● AVAILABLE DATA:
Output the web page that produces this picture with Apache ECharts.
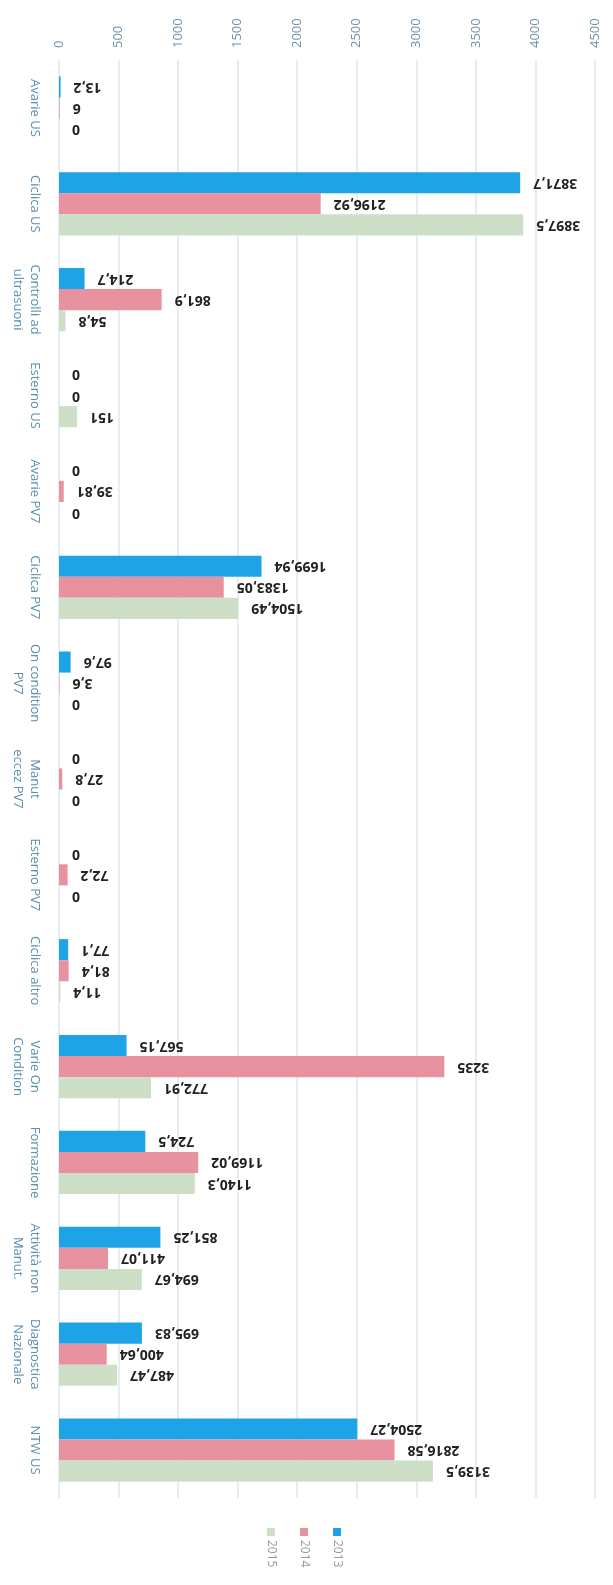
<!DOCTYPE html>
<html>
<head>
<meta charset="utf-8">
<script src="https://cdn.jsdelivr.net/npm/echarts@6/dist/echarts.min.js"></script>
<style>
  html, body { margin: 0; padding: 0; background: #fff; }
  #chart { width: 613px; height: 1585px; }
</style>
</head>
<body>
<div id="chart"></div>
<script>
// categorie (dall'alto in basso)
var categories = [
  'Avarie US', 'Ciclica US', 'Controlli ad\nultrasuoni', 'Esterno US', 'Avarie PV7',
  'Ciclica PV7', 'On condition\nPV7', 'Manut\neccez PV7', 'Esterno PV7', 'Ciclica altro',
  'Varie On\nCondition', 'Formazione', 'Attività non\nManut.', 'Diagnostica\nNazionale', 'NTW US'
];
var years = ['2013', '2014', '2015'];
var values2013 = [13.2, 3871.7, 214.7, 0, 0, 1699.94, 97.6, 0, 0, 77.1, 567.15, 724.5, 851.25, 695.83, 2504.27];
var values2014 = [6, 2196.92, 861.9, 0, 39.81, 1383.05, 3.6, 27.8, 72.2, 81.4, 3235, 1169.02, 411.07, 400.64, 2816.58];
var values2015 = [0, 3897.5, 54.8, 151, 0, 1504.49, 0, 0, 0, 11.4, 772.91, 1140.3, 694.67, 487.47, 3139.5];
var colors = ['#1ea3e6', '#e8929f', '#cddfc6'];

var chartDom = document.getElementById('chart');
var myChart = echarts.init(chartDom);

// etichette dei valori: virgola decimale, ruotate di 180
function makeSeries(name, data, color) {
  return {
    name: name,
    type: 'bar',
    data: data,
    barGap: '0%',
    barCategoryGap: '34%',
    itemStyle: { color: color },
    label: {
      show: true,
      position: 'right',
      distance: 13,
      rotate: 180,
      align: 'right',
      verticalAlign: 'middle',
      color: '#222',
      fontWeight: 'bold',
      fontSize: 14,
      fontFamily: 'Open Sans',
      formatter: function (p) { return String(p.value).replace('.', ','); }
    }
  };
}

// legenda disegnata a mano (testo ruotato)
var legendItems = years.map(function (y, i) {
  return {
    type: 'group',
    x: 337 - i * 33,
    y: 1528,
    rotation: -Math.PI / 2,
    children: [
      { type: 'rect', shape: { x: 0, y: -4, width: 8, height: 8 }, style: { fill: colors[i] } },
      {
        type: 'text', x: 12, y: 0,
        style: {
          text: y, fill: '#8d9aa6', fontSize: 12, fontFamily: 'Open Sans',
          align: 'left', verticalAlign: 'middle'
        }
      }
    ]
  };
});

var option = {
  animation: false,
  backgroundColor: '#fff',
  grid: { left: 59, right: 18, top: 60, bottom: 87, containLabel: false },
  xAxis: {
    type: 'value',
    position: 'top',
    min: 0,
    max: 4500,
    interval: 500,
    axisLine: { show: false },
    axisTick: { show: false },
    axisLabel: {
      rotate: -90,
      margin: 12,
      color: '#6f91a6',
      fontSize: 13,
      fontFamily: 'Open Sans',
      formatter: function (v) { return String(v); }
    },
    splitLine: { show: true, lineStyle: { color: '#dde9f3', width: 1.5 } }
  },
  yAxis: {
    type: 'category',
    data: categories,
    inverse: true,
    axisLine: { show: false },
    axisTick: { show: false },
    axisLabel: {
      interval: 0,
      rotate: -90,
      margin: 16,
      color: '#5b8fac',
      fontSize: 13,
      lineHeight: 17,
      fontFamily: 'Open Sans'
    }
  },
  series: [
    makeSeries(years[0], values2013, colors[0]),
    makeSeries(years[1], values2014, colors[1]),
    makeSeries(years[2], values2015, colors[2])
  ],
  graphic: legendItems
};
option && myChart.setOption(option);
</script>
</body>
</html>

● EXERCISE REQUIREMENTS: Every line from the start of the listing above through the line with "var myChart = echarts.init(chartDom);" should be repeated exactly; skip the pictures and add nothing else.

● RESPONSE:
Output the web page that produces this picture with Apache ECharts.
<!DOCTYPE html>
<html>
<head>
<meta charset="utf-8">
<script src="https://cdn.jsdelivr.net/npm/echarts@6/dist/echarts.min.js"></script>
<style>
  html, body { margin: 0; padding: 0; background: #fff; }
  #chart { width: 613px; height: 1585px; }
</style>
</head>
<body>
<div id="chart"></div>
<script>
// categorie (dall'alto in basso)
var categories = [
  'Avarie US', 'Ciclica US', 'Controlli ad\nultrasuoni', 'Esterno US', 'Avarie PV7',
  'Ciclica PV7', 'On condition\nPV7', 'Manut\neccez PV7', 'Esterno PV7', 'Ciclica altro',
  'Varie On\nCondition', 'Formazione', 'Attività non\nManut.', 'Diagnostica\nNazionale', 'NTW US'
];
var years = ['2013', '2014', '2015'];
var values2013 = [13.2, 3871.7, 214.7, 0, 0, 1699.94, 97.6, 0, 0, 77.1, 567.15, 724.5, 851.25, 695.83, 2504.27];
var values2014 = [6, 2196.92, 861.9, 0, 39.81, 1383.05, 3.6, 27.8, 72.2, 81.4, 3235, 1169.02, 411.07, 400.64, 2816.58];
var values2015 = [0, 3897.5, 54.8, 151, 0, 1504.49, 0, 0, 0, 11.4, 772.91, 1140.3, 694.67, 487.47, 3139.5];
var colors = ['#1ea3e6', '#e8929f', '#cddfc6'];

var chartDom = document.getElementById('chart');
var myChart = echarts.init(chartDom);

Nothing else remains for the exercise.